Deskripsi Pekerjaan
Are you obsessed with system reliability and massive scale? NexusCloud Systems is seeking a Senior Site Reliability Engineer to join our high-impact infrastructure team. You will be the architect behind our mission-critical services, ensuring 99.999% uptime while building the next generation of our automated global platform.
We operate at the intersection of software engineering and systems operations, building the tools that empower our developers to ship code faster and more reliably.
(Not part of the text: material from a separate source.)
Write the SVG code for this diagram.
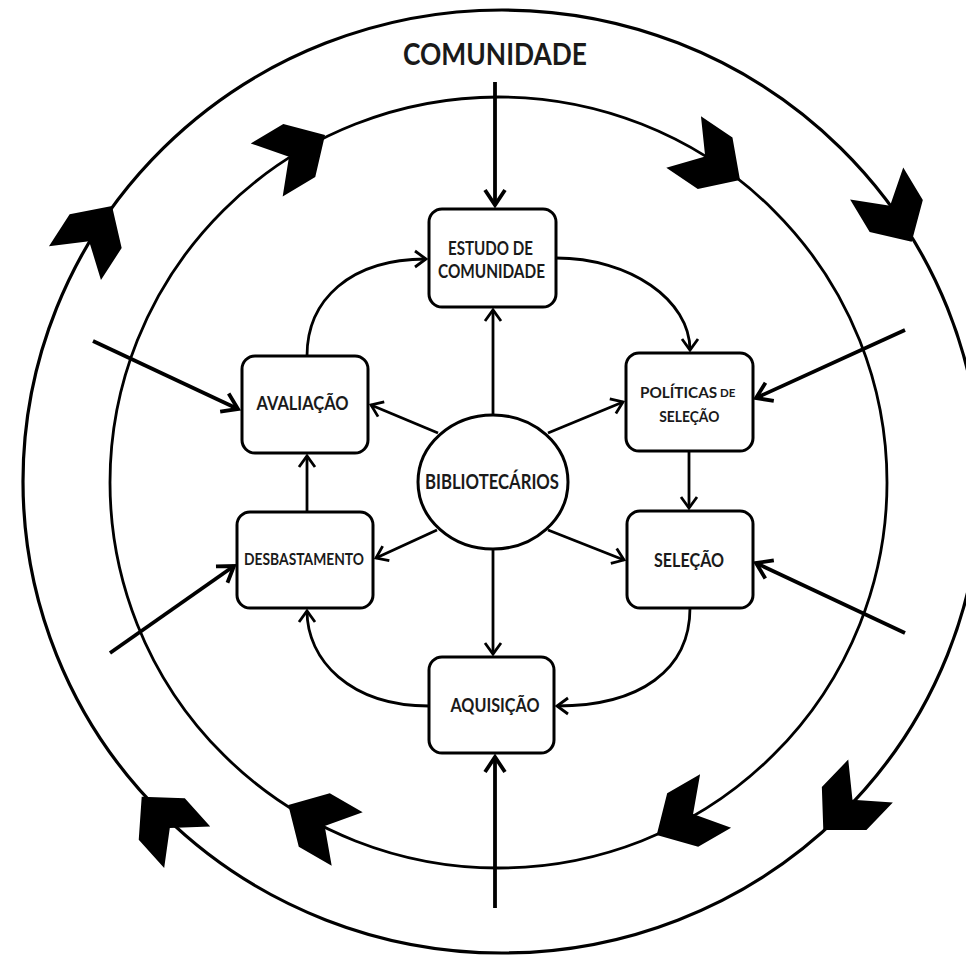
<svg xmlns="http://www.w3.org/2000/svg" width="966" height="955" viewBox="0 0 966 955">
<style>
.ring{fill:none;stroke:#000;stroke-width:3.2}
.chev{fill:#000;stroke:none}
.box{fill:#fff;stroke:#000;stroke-width:3}
.t{font-family:Lato,"Liberation Sans",sans-serif;font-weight:bold;fill:#1a1a1a;text-anchor:middle}
.c{fill:none;stroke:#000;stroke-width:2.8;marker-end:url(#ah)}
.ci{fill:none;stroke:#000;stroke-width:3.8;marker-end:url(#ahL)}
</style>
<defs>
<marker id="ah" viewBox="-16 -11 20 22" refX="0" refY="0" markerWidth="20" markerHeight="22" markerUnits="userSpaceOnUse" orient="auto">
<path d="M-11,-8 L0,0 L-11,8" fill="none" stroke="#000" stroke-width="2.8"/>
</marker>
<marker id="ahL" viewBox="-20 -13 24 26" refX="0" refY="0" markerWidth="24" markerHeight="26" markerUnits="userSpaceOnUse" orient="auto">
<path d="M-15,-10 L0,0 L-15,10" fill="none" stroke="#000" stroke-width="3.8"/>
</marker>
<path id="chv" d="M0,0 L-30,-31 L-68,-31 L-42,0 L-68,31 L-30,31 Z"/>
</defs>
<rect width="966" height="955" fill="#fff"/>
<g id="rings">
<ellipse class="ring" cx="502" cy="481.5" rx="479" ry="471.5"/>
<ellipse class="ring" cx="498.5" cy="482.5" rx="388.5" ry="385.5" style="stroke-width:2.8"/>
<use href="#chv" class="chev" transform="translate(112,206) rotate(-57)"/>
<use href="#chv" class="chev" transform="translate(911.7,241.7) rotate(59)"/>
<use href="#chv" class="chev" transform="translate(823.3,830) rotate(134)"/>
<use href="#chv" class="chev" transform="translate(141.7,796.7) rotate(-132)"/>
<use href="#chv" class="chev" transform="translate(325,135) rotate(-31)"/>
<use href="#chv" class="chev" transform="translate(740,180) rotate(34)"/>
<use href="#chv" class="chev" transform="translate(656.7,835) rotate(150)"/>
<use href="#chv" class="chev" transform="translate(288.3,805) rotate(-150)"/>
</g>
<g id="comunidade">
<text class="t" x="495" y="65" font-size="31" textLength="184" lengthAdjust="spacingAndGlyphs">COMUNIDADE</text>
</g>
<g id="connectors">
<path class="ci" d="M495,82 L495,205"/>
<path class="ci" d="M495,908 L495,757"/>
<path class="ci" d="M93,341 L238,409"/>
<path class="ci" d="M110,653 L234,566"/>
<path class="ci" d="M905,330 L756,398"/>
<path class="ci" d="M905,633 L756,563"/>
<path class="c" d="M493,415 L493,310"/>
<path class="c" d="M493,549 L493,654"/>
<path class="c" d="M438,433 L371,405"/>
<path class="c" d="M437,530 L376,558"/>
<path class="c" d="M548,433 L623,402"/>
<path class="c" d="M548,530 L624,560"/>
<path class="c" d="M307,512 L307,456"/>
<path class="c" d="M689,451 L689,508"/>
<path class="c" d="M556,258 C630,258 690,300 690,350"/>
<path class="c" d="M307,356 C307,300 350,259 426,259"/>
<path class="c" d="M690,608 C690,670 640,706 557,706"/>
<path class="c" d="M429,706 C350,706 307,660 307,611"/>
</g>
<g id="estudo">
<rect class="box" x="429" y="209" width="127" height="98" rx="13"/>
<text class="t" x="490.5" y="255" font-size="19" textLength="85" lengthAdjust="spacingAndGlyphs">ESTUDO DE</text>
<text class="t" x="491.5" y="278" font-size="19" textLength="107" lengthAdjust="spacingAndGlyphs">COMUNIDADE</text>
</g>
<g id="avaliacao">
<rect class="box" x="242" y="356" width="126" height="97" rx="13"/>
<text class="t" x="302.5" y="410" font-size="19" textLength="92" lengthAdjust="spacingAndGlyphs">AVALIAÇÃO</text>
</g>
<g id="desbastamento">
<rect class="box" x="237" y="512" width="136" height="96" rx="13"/>
<text class="t" x="304" y="565" font-size="17" textLength="120" lengthAdjust="spacingAndGlyphs">DESBASTAMENTO</text>
</g>
<g id="bibliotecarios">
<ellipse class="box" cx="493" cy="482" rx="75" ry="67"/>
<text class="t" x="492" y="489" font-size="20" textLength="134" lengthAdjust="spacingAndGlyphs">BIBLIOTECÁRIOS</text>
</g>
<g id="politicas">
<rect class="box" x="626" y="353" width="127" height="98" rx="13"/>
<text class="t" x="640" y="398" font-size="15.3" style="text-anchor:start">POLÍTICAS</text>
<text class="t" x="720" y="397" font-size="11.5" style="text-anchor:start">DE</text>
<text class="t" x="689.3" y="422" font-size="16" textLength="60" lengthAdjust="spacingAndGlyphs">SELEÇÃO</text>
</g>
<g id="selecao">
<rect class="box" x="627" y="511" width="126" height="97" rx="13"/>
<text class="t" x="689" y="567" font-size="19" textLength="70" lengthAdjust="spacingAndGlyphs">SELEÇÃO</text>
</g>
<g id="aquisicao">
<rect class="box" x="429" y="657" width="125" height="96" rx="13"/>
<text class="t" x="495" y="712" font-size="19" textLength="89" lengthAdjust="spacingAndGlyphs">AQUISIÇÃO</text>
</g>
</svg>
If you thrive in a culture of blameless post-mortems, infrastructure-as-code, and complex problem solving, we want to hear from you.
Tanggung Jawab
- Architect and maintain highly available, scalable cloud infrastructure on AWS/GCP.
- Drive capacity planning, performance tuning, and latency optimization across our microservices stack.
- Automate manual processes through CI/CD pipelines and infrastructure-as-code (Terraform/Ansible).
- Lead incident response efforts and conduct deep-dive post-mortem analyses to prevent recurrence.
- Develop and manage service-level objectives (SLOs) and error budgets to balance velocity and reliability.
- Mentor junior engineers and promote engineering excellence across the organization.
Kualifikasi
- 5+ years of experience in Site Reliability Engineering, DevOps, or Software Engineering.
- Expert-level proficiency in Go, Python, or Java.
- Deep understanding of distributed systems, networking (TCP/IP, DNS, Load Balancing), and Linux internals.
- Proven hands-on experience with Kubernetes, Docker, and container orchestration at scale.
- Deep experience with infrastructure provisioning tools (Terraform, Pulumi, or CloudFormation).
- Strong knowledge of observability stacks (Prometheus, Grafana, Datadog, or ELK).
- Excellent communication skills with the ability to lead cross-functional technical projects.